Pada dasarnya,  pendidikan merupakan sesuatu yang secara adat sudah menjadi kewajiban dan tolak ukur bagi si kaya dan miskin. Tolak ukur bagi si pintar dan si bodoh. Tidak hanya kaum laki-laki saja, perempuan pun berhak untuk memperoleh pendidikan agar tidak terjebak kedalam jurang kebodohan. Bukan berdasarkan kasta tapi hak asasi manusia.

Melihat degradasi pendidikan tersebut, Syaikh Muhammad Yasin al-fadani bermaksud mendirikan Madrasah Banat Ibtidaiyyah di Syami’ah.Bagaimana seorang perempuan bisa menjadi pendidik yang baik bagi putra-putrinya jika dirinya sendiri belum pernah mengenyam pendidikan yang baik? Karenanya, diharapkan dengan adanya madrasah tersebut dapat meminimalisir bias gender yang kini masih mengakar di masyarakat.

Mulanya pendidikan yang dirintis hanya jenjang Ibtidaiyyah, namun seiring berjalannya waktu, madrasah tersebut berkembang pesat hingga mencapai jenjang yang lebih tinggi. Madrasah tersebut dijadikan Syaikh Muhammad Yasin al-fadani sebagai salah satu perantara untuk menyebarkan dakwah islam.
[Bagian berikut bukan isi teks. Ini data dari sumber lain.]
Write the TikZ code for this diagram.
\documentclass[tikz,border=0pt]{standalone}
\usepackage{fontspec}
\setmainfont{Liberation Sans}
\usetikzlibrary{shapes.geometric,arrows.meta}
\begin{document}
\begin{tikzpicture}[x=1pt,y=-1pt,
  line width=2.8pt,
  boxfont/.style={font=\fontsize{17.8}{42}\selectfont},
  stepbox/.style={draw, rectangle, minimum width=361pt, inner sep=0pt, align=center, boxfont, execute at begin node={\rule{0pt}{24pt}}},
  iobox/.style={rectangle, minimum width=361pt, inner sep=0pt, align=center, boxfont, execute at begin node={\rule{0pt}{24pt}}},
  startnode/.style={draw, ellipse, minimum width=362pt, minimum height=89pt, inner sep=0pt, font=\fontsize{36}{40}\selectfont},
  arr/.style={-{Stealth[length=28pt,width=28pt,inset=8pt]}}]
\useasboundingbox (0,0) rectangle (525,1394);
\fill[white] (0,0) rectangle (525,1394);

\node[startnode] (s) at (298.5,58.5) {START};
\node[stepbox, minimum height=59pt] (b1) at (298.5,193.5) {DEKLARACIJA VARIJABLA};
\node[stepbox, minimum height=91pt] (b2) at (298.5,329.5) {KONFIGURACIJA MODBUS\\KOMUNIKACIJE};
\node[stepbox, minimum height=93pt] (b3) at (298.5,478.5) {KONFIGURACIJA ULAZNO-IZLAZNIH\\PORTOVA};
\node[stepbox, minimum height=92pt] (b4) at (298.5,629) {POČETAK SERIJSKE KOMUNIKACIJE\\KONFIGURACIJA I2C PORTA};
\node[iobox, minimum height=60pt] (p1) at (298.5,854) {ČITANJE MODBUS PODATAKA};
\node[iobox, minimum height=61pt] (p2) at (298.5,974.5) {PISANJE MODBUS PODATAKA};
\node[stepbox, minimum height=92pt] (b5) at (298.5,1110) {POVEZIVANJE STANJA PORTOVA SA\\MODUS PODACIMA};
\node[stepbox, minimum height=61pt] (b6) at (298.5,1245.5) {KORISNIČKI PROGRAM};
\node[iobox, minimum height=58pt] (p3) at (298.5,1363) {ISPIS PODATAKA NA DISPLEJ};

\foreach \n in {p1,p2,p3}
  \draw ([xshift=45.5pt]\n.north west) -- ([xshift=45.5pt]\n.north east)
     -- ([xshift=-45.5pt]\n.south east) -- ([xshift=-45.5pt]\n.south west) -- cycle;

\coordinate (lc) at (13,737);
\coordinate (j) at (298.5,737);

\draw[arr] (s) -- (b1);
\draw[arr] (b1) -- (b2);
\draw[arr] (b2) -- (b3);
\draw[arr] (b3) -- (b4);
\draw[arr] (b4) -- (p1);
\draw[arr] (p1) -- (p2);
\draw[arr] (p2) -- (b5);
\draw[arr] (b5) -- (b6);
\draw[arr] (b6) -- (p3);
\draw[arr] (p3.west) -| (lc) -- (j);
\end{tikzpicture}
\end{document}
Sendi-sendi yang menjembatani antara seorang insan dan Illahi.

Bagi kalangan santri Indonesia, Syekh Yasin dikenal sebagai “benteng” doktrin Ahl al-Sunnah wa al-Jama’ah di tanah haramain berhadapan dengan kampanye agresif ideologi Wahabi yang disokong oleh pemerintah Saudi. Salah satu bukunya yang dikenal di kalangan pesantren adalah al-Fawa’id al-Janiyyah yang berisi ulasan mengenai kaidah fikih (qawa’id al-fiqh).
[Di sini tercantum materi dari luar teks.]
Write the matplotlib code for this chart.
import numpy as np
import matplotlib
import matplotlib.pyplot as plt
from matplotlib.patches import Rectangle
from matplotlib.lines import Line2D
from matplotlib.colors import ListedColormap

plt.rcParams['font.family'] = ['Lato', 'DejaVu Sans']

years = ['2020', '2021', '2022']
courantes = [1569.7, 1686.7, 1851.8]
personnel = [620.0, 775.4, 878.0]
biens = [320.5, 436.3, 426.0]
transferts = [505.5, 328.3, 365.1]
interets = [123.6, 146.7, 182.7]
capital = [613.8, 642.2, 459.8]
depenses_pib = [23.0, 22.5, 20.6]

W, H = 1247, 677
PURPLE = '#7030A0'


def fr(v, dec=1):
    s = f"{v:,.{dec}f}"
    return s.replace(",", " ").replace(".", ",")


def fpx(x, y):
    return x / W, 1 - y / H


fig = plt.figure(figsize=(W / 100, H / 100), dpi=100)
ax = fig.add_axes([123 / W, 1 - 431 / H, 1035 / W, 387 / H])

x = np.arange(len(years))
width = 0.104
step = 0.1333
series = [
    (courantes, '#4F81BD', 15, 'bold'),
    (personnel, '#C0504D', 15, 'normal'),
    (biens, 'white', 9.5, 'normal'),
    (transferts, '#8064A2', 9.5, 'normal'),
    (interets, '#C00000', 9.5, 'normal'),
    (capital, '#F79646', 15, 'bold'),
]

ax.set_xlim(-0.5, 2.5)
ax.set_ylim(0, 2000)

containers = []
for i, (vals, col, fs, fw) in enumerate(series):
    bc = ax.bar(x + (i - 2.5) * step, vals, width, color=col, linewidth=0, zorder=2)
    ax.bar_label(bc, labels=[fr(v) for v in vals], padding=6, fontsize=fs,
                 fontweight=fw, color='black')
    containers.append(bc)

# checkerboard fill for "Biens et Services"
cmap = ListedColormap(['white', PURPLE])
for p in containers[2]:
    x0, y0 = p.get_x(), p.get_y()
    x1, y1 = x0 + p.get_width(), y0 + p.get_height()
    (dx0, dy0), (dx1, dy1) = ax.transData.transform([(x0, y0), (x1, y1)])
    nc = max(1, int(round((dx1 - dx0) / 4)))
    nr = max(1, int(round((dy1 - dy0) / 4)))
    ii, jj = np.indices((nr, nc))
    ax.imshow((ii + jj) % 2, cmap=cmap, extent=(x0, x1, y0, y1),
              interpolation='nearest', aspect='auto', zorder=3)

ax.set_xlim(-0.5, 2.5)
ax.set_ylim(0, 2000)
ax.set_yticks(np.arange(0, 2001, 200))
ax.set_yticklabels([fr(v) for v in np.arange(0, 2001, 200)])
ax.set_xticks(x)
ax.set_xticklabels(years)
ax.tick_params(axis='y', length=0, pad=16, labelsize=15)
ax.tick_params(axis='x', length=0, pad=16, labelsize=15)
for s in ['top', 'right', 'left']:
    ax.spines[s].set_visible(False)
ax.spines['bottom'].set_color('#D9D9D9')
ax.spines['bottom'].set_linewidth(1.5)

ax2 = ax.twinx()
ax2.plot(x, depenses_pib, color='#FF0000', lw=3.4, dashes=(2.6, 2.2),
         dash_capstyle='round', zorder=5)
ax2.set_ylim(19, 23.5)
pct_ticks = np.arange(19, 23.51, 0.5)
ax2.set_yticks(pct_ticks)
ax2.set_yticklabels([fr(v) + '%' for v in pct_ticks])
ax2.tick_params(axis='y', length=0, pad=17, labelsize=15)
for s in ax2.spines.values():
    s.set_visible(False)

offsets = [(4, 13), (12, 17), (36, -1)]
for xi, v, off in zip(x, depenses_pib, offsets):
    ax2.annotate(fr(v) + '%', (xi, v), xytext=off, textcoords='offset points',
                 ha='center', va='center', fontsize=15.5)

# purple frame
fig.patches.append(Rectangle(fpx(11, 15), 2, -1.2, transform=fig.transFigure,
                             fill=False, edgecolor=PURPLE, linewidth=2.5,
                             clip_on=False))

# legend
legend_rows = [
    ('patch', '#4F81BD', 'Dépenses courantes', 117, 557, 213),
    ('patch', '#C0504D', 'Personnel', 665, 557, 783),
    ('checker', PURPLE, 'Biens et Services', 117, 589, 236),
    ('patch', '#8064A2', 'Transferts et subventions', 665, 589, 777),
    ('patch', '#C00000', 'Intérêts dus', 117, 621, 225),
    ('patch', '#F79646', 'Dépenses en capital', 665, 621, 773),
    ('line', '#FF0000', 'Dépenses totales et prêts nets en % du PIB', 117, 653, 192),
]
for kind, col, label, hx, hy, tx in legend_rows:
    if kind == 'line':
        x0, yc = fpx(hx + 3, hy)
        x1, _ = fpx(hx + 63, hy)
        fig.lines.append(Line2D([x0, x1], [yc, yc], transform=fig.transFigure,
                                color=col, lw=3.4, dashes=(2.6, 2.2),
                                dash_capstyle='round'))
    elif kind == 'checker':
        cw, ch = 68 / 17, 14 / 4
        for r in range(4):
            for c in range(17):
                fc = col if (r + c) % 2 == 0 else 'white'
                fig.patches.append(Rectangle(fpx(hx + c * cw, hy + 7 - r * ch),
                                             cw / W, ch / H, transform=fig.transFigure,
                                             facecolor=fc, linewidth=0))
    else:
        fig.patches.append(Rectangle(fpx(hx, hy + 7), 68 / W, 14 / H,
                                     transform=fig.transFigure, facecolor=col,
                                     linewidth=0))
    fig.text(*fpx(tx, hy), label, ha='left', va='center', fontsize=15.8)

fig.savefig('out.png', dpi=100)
Madrasah yang didirikan oleh Syaikh Muhammad Yasin al-fadani, selain untuk kepentingan dakwah juga untuk menguatkan dan mempertebal rasa nasionalisme. Pada masa-masa tersebut bertepatan dengan perjuangan kemerdekaan Indonesia. Tokoh Ulil Abshar abdalla mengatakan :

 “kita patut mengenang Syekh Yasin sebagai seorang patriot yang cinta tanah air Indonesia, selain sebagai seorang muhaddits(pakar hadis), dan faqih (ahli mengenai hukum Islam). Hal ini juga memperlihatkan dengan baik sekali bahwa tidak ada pertentangan antara aspirasi nasionalisme dengan ajaran Islam.”

Dakwah dari Syaikh Muhammad Yasin al-fadani yang komprehensi dan sistematis mengajarkan bahwa tiap-tiap individu mempunyai peran dan tanggung jawab masing-masing. Terutama yang berhubungan dengan hablumminallah. Setiap manusia adalah pemimpin bagi dirinya dan mereka harus saling mengingatkan satu sama lain. Sebagai makhluk sosial / “zoon politicon” sudah menjadi keharusan tiap individu mengingatkan tentang kebaikan.
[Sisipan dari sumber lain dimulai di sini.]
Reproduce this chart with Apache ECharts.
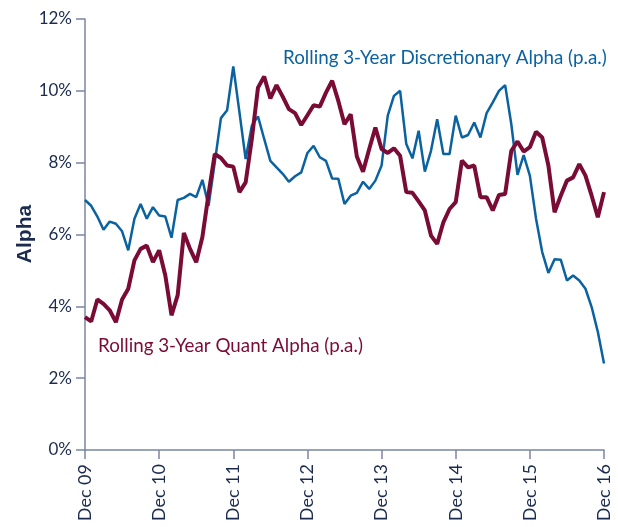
<!DOCTYPE html>
<html>
<head>
<meta charset="utf-8">
<script src="https://cdn.jsdelivr.net/npm/echarts@6/dist/echarts.min.js"></script>
<style>
  html, body { margin: 0; padding: 0; background: #fff; }
  #chart { width: 618px; height: 527px; }
</style>
</head>
<body>
<div id="chart"></div>
<script>
// monthly, Dec 09 .. Dec 16
var startYear = 2009;
var monthCount = 85;
var tickLabels = ['Dec 09', 'Dec 10', 'Dec 11', 'Dec 12', 'Dec 13', 'Dec 14', 'Dec 15', 'Dec 16'];

var discretionary = [
  6.96, 6.80, 6.50, 6.13, 6.36, 6.30, 6.09, 5.56, 6.44, 6.85, 6.44, 6.76,
  6.53, 6.50, 5.91, 6.96, 7.02, 7.13, 7.04, 7.52, 6.80, 8.00, 9.24, 9.46,
  10.68, 9.40, 8.10, 9.03, 9.29, 8.66, 8.05, 7.87, 7.69, 7.47, 7.62, 7.73,
  8.27, 8.47, 8.15, 8.05, 7.56, 7.55, 6.85, 7.08, 7.16, 7.47, 7.27, 7.50,
  7.92, 9.31, 9.86, 10.00, 8.52, 8.12, 8.89, 7.75, 8.33, 9.21, 8.24, 8.24,
  9.31, 8.70, 8.77, 9.12, 8.70, 9.38, 9.68, 10.00, 10.16, 9.07, 7.66, 8.21,
  7.64, 6.44, 5.51, 4.93, 5.31, 5.30, 4.72, 4.86, 4.72, 4.49, 3.98, 3.29,
  2.41
];

var quant = [
  3.70, 3.58, 4.19, 4.07, 3.89, 3.56, 4.19, 4.49, 5.28, 5.60, 5.69, 5.23,
  5.56, 4.86, 3.75, 4.31, 6.04, 5.60, 5.23, 5.93, 7.13, 8.24, 8.13, 7.92,
  7.89, 7.18, 7.45, 8.66, 10.09, 10.40, 9.79, 10.16, 9.84, 9.49, 9.38, 9.05,
  9.32, 9.60, 9.56, 9.95, 10.28, 9.72, 9.07, 9.35, 8.17, 7.75, 8.38, 8.98,
  8.38, 8.27, 8.40, 8.19, 7.18, 7.16, 6.92, 6.67, 5.97, 5.74, 6.34, 6.71,
  6.90, 8.06, 7.87, 7.92, 7.04, 7.04, 6.67, 7.10, 7.13, 8.33, 8.59, 8.31,
  8.43, 8.86, 8.70, 7.92, 6.62, 7.08, 7.50, 7.59, 7.96, 7.64, 7.08, 6.48,
  7.18
];

var months = [];
for (var i = 0; i < monthCount; i++) {
  months.push(startYear + '-' + (((11 + i) % 12) + 1));
}

var navy = '#1b2b4f';
var axisGrey = '#7b86a0';
var blue = '#0b62a0';
var maroon = '#7a0b35';
var font = 'Lato';

var chart = echarts.init(document.getElementById('chart'));
chart.setOption({
  animation: false,
  grid: { left: 85, right: 14, top: 19, bottom: 77 },
  xAxis: {
    type: 'category',
    data: months,
    boundaryGap: false,
    axisLine: { lineStyle: { color: axisGrey, width: 1.5 } },
    axisTick: {
      interval: function(idx) { return idx % 12 === 0; },
      length: 9,
      lineStyle: { color: axisGrey, width: 1.5 }
    },
    axisLabel: {
      interval: function(idx) { return idx % 12 === 0; },
      formatter: function(val, idx) { return tickLabels[idx / 12]; },
      rotate: 90,
      margin: 14,
      color: navy,
      fontFamily: font,
      fontSize: 18
    },
    splitLine: { show: false }
  },
  yAxis: {
    type: 'value',
    min: 0,
    max: 12,
    interval: 2,
    axisLine: { show: true, lineStyle: { color: axisGrey, width: 1.5 } },
    axisTick: { show: true, length: 9, lineStyle: { color: axisGrey, width: 1.5 } },
    axisLabel: {
      formatter: '{value}%',
      margin: 13,
      color: navy,
      fontFamily: font,
      fontSize: 17
    },
    splitLine: { show: false }
  },
  series: [
    {
      name: 'Rolling 3-Year Discretionary Alpha (p.a.)',
      type: 'line',
      data: discretionary,
      symbol: 'none',
      lineStyle: { color: blue, width: 2.5 }
    },
    {
      name: 'Rolling 3-Year Quant Alpha (p.a.)',
      type: 'line',
      data: quant,
      symbol: 'none',
      lineStyle: { color: maroon, width: 4 }
    }
  ],
  graphic: [
    {
      type: 'text',
      x: 25,
      y: 234,
      rotation: Math.PI / 2,
      style: {
        text: 'Alpha',
        fill: navy,
        font: 'bold 21px "Liberation Sans"',
        align: 'center',
        verticalAlign: 'middle'
      }
    },
    {
      type: 'text',
      left: 283,
      top: 48,
      style: {
        text: 'Rolling 3-Year Discretionary Alpha (p.a.)',
        fill: blue,
        font: '18.8px ' + font
      }
    },
    {
      type: 'text',
      left: 98,
      top: 336,
      style: {
        text: 'Rolling 3-Year Quant Alpha (p.a.)',
        fill: maroon,
        font: '18.8px ' + font
      }
    }
  ]
});
</script>
</body>
</html>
Memberikan dakwah kepada mereka yang sedang tersesat dari jalan yang hanif  menuju jalan yang terang benderang yakni yang diridoi Allah SWT. Semangat dan perjuangan dari Syaikh Muhammad Yasin al-fadani dapat dicontoh agar menjadi sosok manusia yang berfaedah dan selalu istiqomah di jalan-Nya. Karya-karya hebatnya dapat dijadikan motivasi untuk selalu rajin belajar agar mencapai apa yang dicita-citakan.

Semua yang didapatkan oleh Syaikh Muhammad Yasin al-fadani, bukan dalam sekedipan mata, tapi membutuhkan proses yang panjang. Tanpa kata pantang menyerah, akhirnya gelar “Musnid ad-Dunya” disandangnya. Penulis mengajak kepada khayalak, untuk terus berusaha dan berusaha tanpa mengenal kata lelah. Gigih menuntut ilmu baik dunia maupun akhirat seperti Syaikh Muhammad Yasin al-fadani. Semoga Allah SWT meridho-i. Aamiin (*)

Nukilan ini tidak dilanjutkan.